Generating LSB-optimised synthetic images for simulated galaxies
Maarten Baes, Peter Camps, Andrea Gebek, Arno Lauwers, Joop Schaye, Paul Vauterin
TL;DR
The paper tackles the challenge of obtaining high signal-to-noise in the low-surface-brightness outskirts of simulated galaxies within Monte Carlo radiative transfer. It introduces an emission-biasing technique in SKIRT where per-particle bias factors scale with the smoothing length $h$ to preferentially boost emission from low-density regions, while conserving energy via photon weight corrections.

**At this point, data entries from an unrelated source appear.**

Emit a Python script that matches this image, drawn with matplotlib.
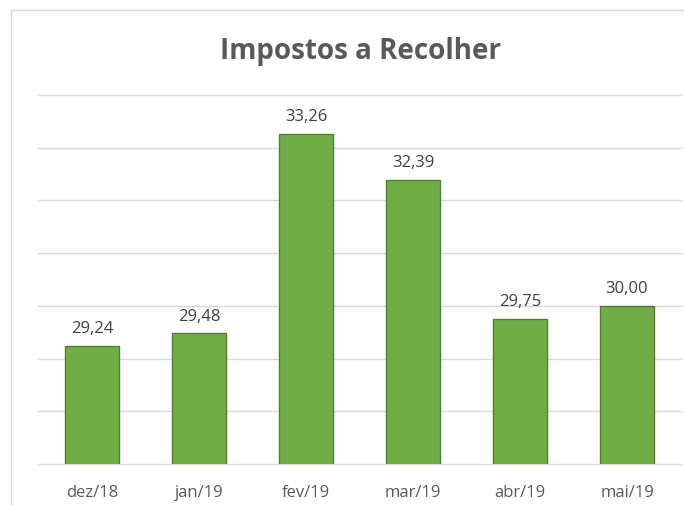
import matplotlib
matplotlib.use("Agg")
import matplotlib.pyplot as plt
from matplotlib.patches import Rectangle

months = ["dez/18", "jan/19", "fev/19", "mar/19", "abr/19", "mai/19"]
values = [29.24, 29.48, 33.26, 32.39, 29.75, 30.00]
labels = ["29,24", "29,48", "33,26", "32,39", "29,75", "30,00"]

plt.rcParams["font.family"] = ["Open Sans", "DejaVu Sans"]

fig = plt.figure(figsize=(6.84, 5.06), dpi=100)
fig.patches.append(Rectangle((11 / 684, -0.1), 1.2, 1.1 - 11 / 506, transform=fig.transFigure,
                             fill=False, edgecolor="#D9D9D9", linewidth=1.0))
ax = fig.add_axes([38 / 684, 1 - 465 / 506, (680.5 - 38) / 684, (465 - 96) / 506])

x = list(range(len(months)))
ax.bar(x, values, width=0.505, bottom=0, color="#70AD47", edgecolor="#507E32", linewidth=1.0, zorder=3)
ax.set_ylim(27, 34)
ax.set_xlim(-0.505, 5.5)
ax.set_yticks(range(27, 35))
ax.yaxis.grid(True, color="#D9D9D9", linewidth=1.0, zorder=0)
for gl in ax.get_ygridlines():
    gl.set_clip_on(False)
ax.tick_params(axis="y", left=False, labelleft=False)
ax.tick_params(axis="x", bottom=False, pad=11, labelsize=12, labelcolor="#595959")
ax.set_xticks(x)
ax.set_xticklabels(months)
for s in ax.spines.values():
    s.set_visible(False)

for xi, v, lab in zip(x, values, labels):
    ax.annotate(lab, (xi, v), xytext=(0, 7), textcoords="offset points",
                ha="center", va="bottom", fontsize=12, color="#404040")

fig.text(361 / 684, 1 - 51 / 506, "Impostos a Recolher", ha="center", va="center",
         fontsize=20, fontweight="bold", color="#595959")

fig.savefig("out.png", dpi=100)
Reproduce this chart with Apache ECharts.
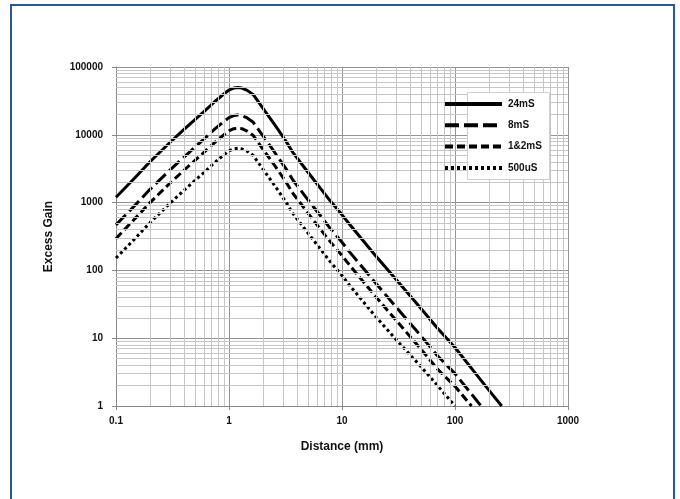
<!DOCTYPE html>
<html>
<head>
<meta charset="utf-8">
<script src="https://cdn.jsdelivr.net/npm/echarts@6/dist/echarts.min.js"></script>
<style>
html,body{margin:0;padding:0;background:#fff;}
#c{width:680px;height:499px;}
</style>
</head>
<body>
<div id="c"></div>
<script>
// ---- data ----
const names = ['24mS', '8mS', '1&2mS', '500uS'];

const dist24 = [0.1,0.15,0.2,0.3,0.4,0.5,0.6,0.75,0.9,1.0,1.1,1.2,1.3,1.45,1.64,2.0,2.4,2.73,3.2,3.7,5,6.4,7.8,10,11.7,20,30,50,70,100,150,200,259];
const gain24 = [1200,2400,4000,7700,12000,16800,21900,31000,40000,45700,49000,50000,49000,45200,39000,24500,16000,11800,8000,5400,2800,1650,1080,660,475,162,74,27.5,14,7.3,3.1,1.7,1];

const dist8 = [0.1,0.15,0.2,0.3,0.4,0.5,0.6,0.75,0.9,1.0,1.1,1.2,1.3,1.45,1.64,2.0,2.4,2.73,3.2,3.7,5,6.4,7.8,10,11.7,20,30,50,70,100,150,170];
const gain8 = [470,940,1570,3020,4700,6600,8600,12200,15700,17900,19200,19600,19200,17700,15300,9600,6300,4600,3140,2120,1100,650,424,260,186,64,29,10.8,5.5,3.0,1.3,1];

const dist12 = [0.1,0.15,0.2,0.3,0.4,0.5,0.6,0.75,0.9,1.0,1.1,1.2,1.3,1.45,1.64,2.0,2.4,2.73,3.2,3.7,5,6.4,7.8,10,11.7,20,30,50,70,100,140];
const gain12 = [295,600,1000,1930,3000,4200,5500,7750,10000,11400,12300,12500,12300,11300,9750,6100,4000,2950,2000,1350,700,410,270,165,119,40.5,18.5,6.9,3.5,1.95,1];

const dist500 = [0.1,0.15,0.2,0.3,0.4,0.5,0.6,0.75,0.9,1.0,1.1,1.2,1.3,1.45,1.64,2.0,2.4,2.73,3.2,3.7,5,6.4,7.8,10,11.7,20,30,50,70,100];
const gain500 = [152,304,506,975,1520,2130,2770,3920,5060,5800,6200,6330,6200,5720,4940,3100,2030,1490,1010,680,355,209,137,84,60,20.5,9.6,3.8,2.0,1];

// axis ranges and minor grid positions
const xMin = 0.1, xMax = 1000;
const yMin = 1, yMax = 100000;
const xMinor = [0.2,0.3,0.4,0.5,0.6,0.7,0.8,0.9, 2,3,4,5,6,7,8,9, 20,30,40,50,60,70,80,90, 200,300,400,500,600,700,800,900];
const yMinor = [2,3,4,5,6,7,8,9, 20,30,40,50,60,70,80,90, 200,300,400,500,600,700,800,900,
                2000,3000,4000,5000,6000,7000,8000,9000, 20000,30000,40000,50000,60000,70000,80000,90000];

function pairs(xs, ys){ return xs.map((x,i)=>[x, ys[i]]); }

const FONT = '"Liberation Sans", Arial, sans-serif';
const chart = echarts.init(document.getElementById('c'), null, {renderer:'canvas'});

const lineStyles = [
  {width:3, type:'solid'},
  {width:3, type:[14,5]},
  {width:3, type:[8,4]},
  {width:3, type:[3,3]}
];
const datasets = [pairs(dist24,gain24), pairs(dist8,gain8), pairs(dist12,gain12), pairs(dist500,gain500)];

const series = names.map((n,i)=>({
  name:n, type:'line', data:datasets[i], symbol:'none', smooth:false,
  lineStyle:Object.assign({color:'#000', cap:'butt', join:'round'}, lineStyles[i]),
  itemStyle:{color:'#000'}, z:3, animation:false, silent:true
}));

series.unshift({
  name:'grid', type:'line', data:[], z:1, silent:true, animation:false,
  markLine:{
    silent:true, animation:false, symbol:['none','none'],
    label:{show:false},
    lineStyle:{type:'solid', color:'#c6c6c6', width:1},
    emphasis:{disabled:true},
    data: xMinor.map(v=>({xAxis:v})).concat(yMinor.map(v=>({yAxis:v})))
  }
});

const fmt = v => String(+(+v).toPrecision(6));

chart.setOption({
  backgroundColor:'#fff',
  animation:false,
  grid:{left:116, right:112, top:67, height:339, containLabel:false},
  xAxis:{
    type:'log', logBase:10, min:xMin, max:xMax,
    name:'Distance (mm)', nameLocation:'middle', nameGap:35,
    nameTextStyle:{fontFamily:FONT, fontWeight:'bold', fontSize:12, color:'#111'},
    axisLine:{show:true, lineStyle:{color:'#888', width:1}},
    axisTick:{show:true, inside:false, length:4, lineStyle:{color:'#888'}},
    axisLabel:{formatter:fmt, fontFamily:FONT, fontWeight:'bold', fontSize:10, color:'#111', margin:10},
    splitLine:{show:true, lineStyle:{color:'#939393', width:1}}
  },
  yAxis:{
    type:'log', logBase:10, min:yMin, max:yMax,
    name:'Excess Gain', nameLocation:'middle', nameGap:61,
    nameTextStyle:{fontFamily:FONT, fontWeight:'bold', fontSize:12, color:'#111'},
    axisLine:{show:true, lineStyle:{color:'#888', width:1}},
    axisTick:{show:true, inside:false, length:4, lineStyle:{color:'#888'}},
    axisLabel:{formatter:fmt, fontFamily:FONT, fontWeight:'bold', fontSize:10, color:'#111', margin:13},
    splitLine:{show:true, lineStyle:{color:'#939393', width:1}}
  },
  legend:{
    data:names, orient:'vertical', left:443, top:99, padding:0,
    itemWidth:57, itemHeight:10, itemGap:11.3,
    selectedMode:false,
    lineStyle:{width:4},
    itemStyle:{opacity:0, color:'rgba(0,0,0,0)', borderWidth:0},
    textStyle:{fontFamily:FONT, fontWeight:'bold', fontSize:10, color:'#111', padding:[0,0,0,1], lineHeight:10},
    zlevel:1, z:10
  },
  graphic:[
    {type:'rect', zlevel:1, z:0, silent:true, shape:{x:467.5, y:92.5, width:82, height:87},
     style:{fill:'#fff', stroke:'#d0d0d0', lineWidth:1}},
    {type:'rect', zlevel:1, z:20, silent:true, shape:{x:11, y:5, width:663, height:510},
     style:{fill:'none', stroke:'#2458a6', lineWidth:2}}
  ],
  series:series
});
</script>
</body>
</html>
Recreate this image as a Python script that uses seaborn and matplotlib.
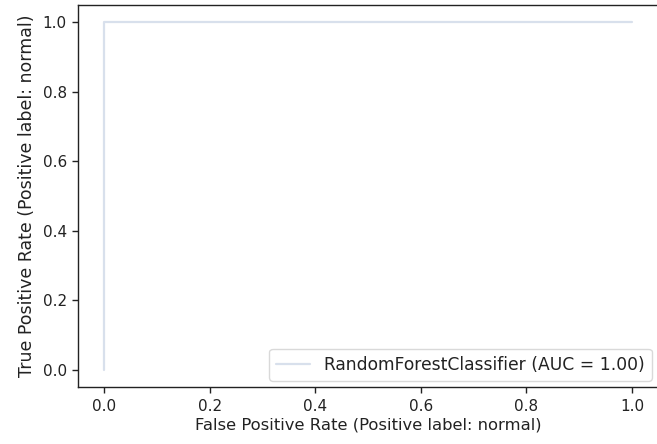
import matplotlib
matplotlib.use('Agg')
import matplotlib.pyplot as plt
import seaborn as sns
import pandas as pd

# ROC curve points (perfect classifier)
fpr = [0.0, 0.0, 1.0]
tpr = [0.0, 1.0, 1.0]
model_name = 'RandomForestClassifier'
auc = 1.00

sns.set_style('ticks')
plt.rcParams['font.family'] = ['DejaVu Sans']
plt.rcParams['text.color'] = '#222222'
plt.rcParams['axes.labelcolor'] = '#222222'
plt.rcParams['xtick.color'] = '#222222'
plt.rcParams['ytick.color'] = '#222222'

df = pd.DataFrame({'fpr': fpr, 'tpr': tpr})

fig = plt.figure(figsize=(6.57, 4.44), dpi=100)
ax = fig.add_axes([78 / 657, (444 - 387.4) / 444, (658.4 - 78) / 657, (387.4 - 4.6) / 444])
sns.lineplot(data=df, x='fpr', y='tpr', estimator=None, sort=False, ax=ax,
             color='#d8e0ec', linewidth=1.6,
             label=model_name + ' (AUC = %.2f)' % auc)
ax.set_xlim(-0.05, 1.05)
ax.set_ylim(-0.05, 1.05)
ax.set_xticks([0, 0.2, 0.4, 0.6, 0.8, 1.0])
ax.set_yticks([0, 0.2, 0.4, 0.6, 0.8, 1.0])
ax.tick_params(labelsize=11, length=4.5, width=1, color='#222222')
for s in ax.spines.values():
    s.set_color('#222222')
    s.set_linewidth(1.0)
ax.set_xlabel('False Positive Rate (Positive label: normal)', fontsize=11.8, labelpad=3)
ax.set_ylabel('True Positive Rate (Positive label: normal)', fontsize=12.5, labelpad=5)
ax.legend(loc='lower right', fontsize=12.3, frameon=True, fancybox=True,
          edgecolor='#d0d0d0', framealpha=0.8, borderaxespad=0.4)
plt.savefig('out.png', dpi=100)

Application to a Milky-Way-like galaxy from the TNG50 simulation shows that linear or near-linear biasing in $h$ extends the reliable LSB regime, whereas stronger exponents over-boost outskirts and degrade core regions. This simple, computationally inexpensive method enables more accurate and efficient generation of deep synthetic galaxy images for comparison with current and upcoming deep imaging surveys and missions.
Abstract
We introduce an emission-biasing scheme in the SKIRT radiative transfer code that enables efficient generation of synthetic galaxy images optimized for low-surface-brightness (LSB) science. Standard Monte Carlo radiative transfer simulations achieve high signal-to-noise in bright regions but require prohibitively many photon packets to reach reliable depth in galaxy outskirts. By assigning stellar particles bias factors that scale with their smoothing lengths, our method boosts photon emission from low-density regions while conserving energy through weight corrections. Tests on a Milky-Way-like galaxy from the TNG50 cosmological simulation show that bias factors proportional to the smoothing length substantially extend the reliable LSB regime, providing an inexpensive improvement for deep synthetic imaging of simulated galaxies.